Understanding multi-headed attention - C5W4A1

This is a question about understanding the inputs /outputs of the mha layer calls in the decoder blocks that form the core of the transformers model in the final assignment of the DLS.

The second multi-head attention (MHA) block in the decoder portion of the transformer involves two inputs, according to the lectures and the figure below.

  • Two matrices of key and value vectors derived from the encoder, i.e. K and V (which are ultimately derived from the input sentence)
  • A matrix of query values Q derived from the first MHA block of the decoder (which are, in turn, derived from the outputs, i.e. the target sentence)

My problem with this in the code is that the MHA layer in Keras returns, well, the multi-head attention - i.e. the A’s that are described in lectures (the more feature rich alternatives to the simple embeddings we’ve used in our other sequence models). This is the result of combining Q, K and V using the scalar-dot-product softmax function that is described at length in the lectures.

Neither the MHA layer nor the encoder as a whole output the specific Q, K and V matrices, however. So when we say that we are inputting K and V from the encoder into the decoder’s second MHA, what we actually seem to be doing is utilising the full encoder’s output (i.e. the output of the encoder’s MHA plus normalisations and a feed forward neural network, run N times) and then using this representation of the inputs as the basis of the key and value vectors within the decoder’s second MHA.

Specifically, where we set key = enc_output in the decoder’s MHA we do not literally mean ‘use enc_output as K’ but are instead using ‘enc_output’ within a calculation buried in the MHA along the lines of: K = \text{parameter_matrix} \times \text{enc_output} - and this parameter-matrix for K is then fit during training.

Possibly because of the slightly tricky meaning of key= within the function calls to self.mha() I really struggled to grasp what was going on. Only by looking within the code on GitHub for MHA did I (hopefully) work this out - but I wanted to post this to:

  1. Check other people agreed with me
  2. Hopefully provide a bit of insight into the transformer’s model code as the descriptions in the code-comments are a bit lacking.

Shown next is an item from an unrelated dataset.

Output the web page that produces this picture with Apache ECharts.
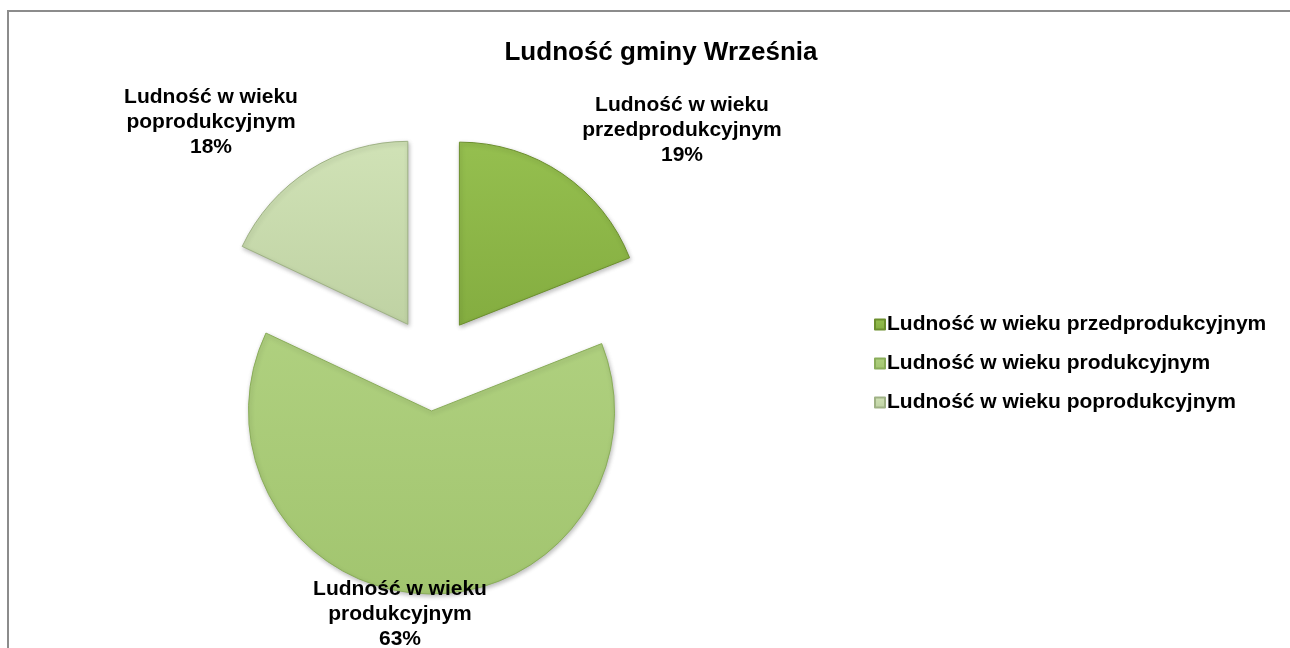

PS: for the really keen, the salient bit of code in the linked GitHub page above seems to be where the input key, value and query vectors are multiplied by weight matrices (the kernels) - meaning K, Q and V are derived from the inputs and not literally equal to them.

# Linear transformations
query = tf.einsum("...NI , HIO -> ...NHO", query, self.query_kernel)
key = tf.einsum("...MI , HIO -> ...MHO", key, self.key_kernel)
value = tf.einsum("...MI , HIO -> ...MHO", value, self.value_kernel)

Where:

  • H = number of heads
  • I = embedding dimension; this is summed over in the einsum as we are going from embedding to a different representation (MHA) of the words
  • N = number of query features
  • M = number of key/value features (which have to be equal)
  • O = number of dimensions of the output (so-called head-size)

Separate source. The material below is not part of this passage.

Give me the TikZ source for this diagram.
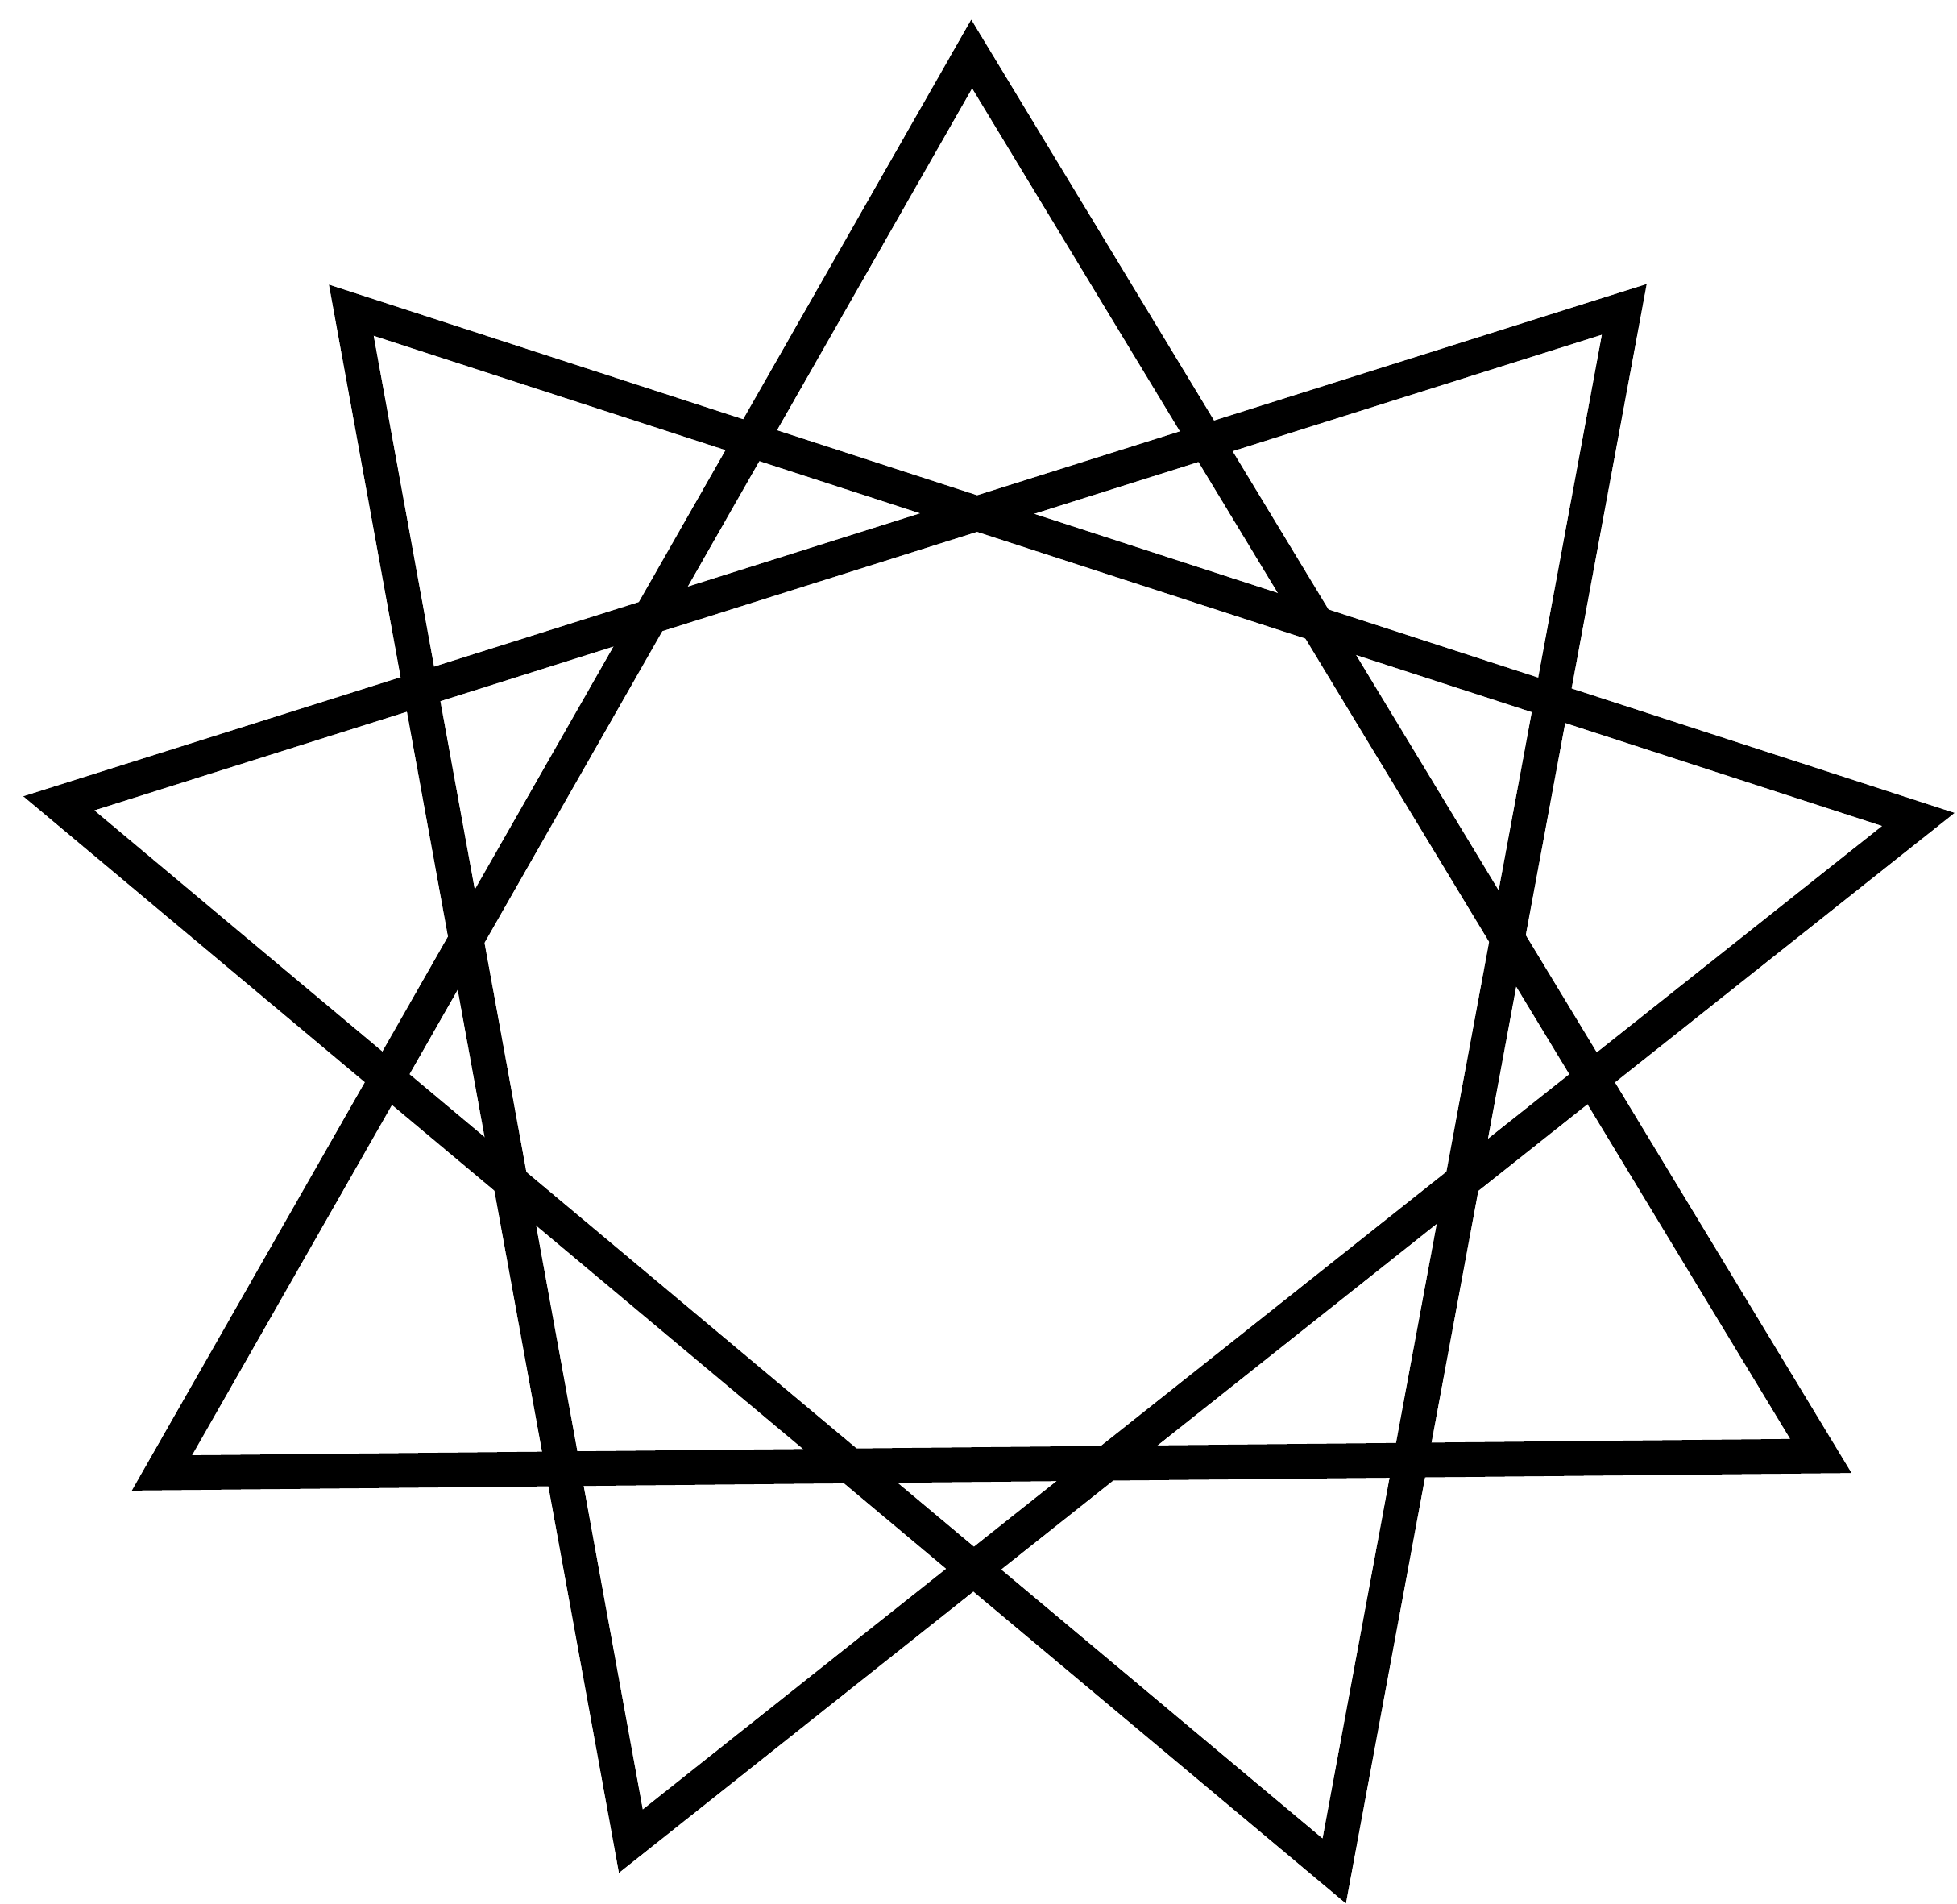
\documentclass[tikz,border=0pt]{standalone}
\usepackage{tikz}

\begin{document}
\begin{tikzpicture}[starline/.style={black, line width=0.43cm, line join=miter}]
			\useasboundingbox (0, 0) rectangle (24.29, 23.62);
			
			% corners of the nine points
			\coordinate (ptop)   at (12.06, 22.95);
			\coordinate (pur)    at (20.16, 19.78);
			\coordinate (pright) at (23.81, 13.45);
			\coordinate (plr)    at (22.60, 5.55);
			\coordinate (pbr)    at (16.56, 0.40);
			\coordinate (pbl)    at (7.83, 0.77);
			\coordinate (pll)    at (2.01, 5.34);
			\coordinate (pleft)  at (0.73, 13.65);
			\coordinate (pul)    at (4.36, 19.77);
			
			\draw[starline] (ptop) -- (plr) -- (pll) -- cycle;
			\draw[starline] (pur) -- (pbr) -- (pleft) -- cycle;
			\draw[starline] (pright) -- (pbl) -- (pul) -- cycle;
		\end{tikzpicture}
\end{document}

But in our case we have N = M = O - since we have equal numbers of queries and key/values; and we make the output equal in size to the number of features as we loop the code meaning outputs have to be equal in dimension to inputs.

1 Like

Hi Alastair_Heffernan,

I agree with your understanding of the process.

Here are my two cents that may provide some further clarification.

Attention can be seen as a feature extractor, extracting relevant meaning features from value vectors. The output tensor resulting from the pass through multiple MHA and FF layers combines feature extractions with increasing levels of complexity and abstraction, conceptually comparable to the extraction of image features by deeper layers in CNNs.

As you note, the full output of the encoder is fed into the decoder. This output is first linearly transformed into (number of heads) sets of key and value pairs within the multi-head attention layer. Then, the respective (number of heads) queries (which also result from a linear transformation process within the multi-head attention after the first Add & Norm of the decoder) are used to extract features to be mapped to the ouput that is to be generated. During calculation, the respective sets of keys, values, and queries are concatenated into matrices V, K, and Q.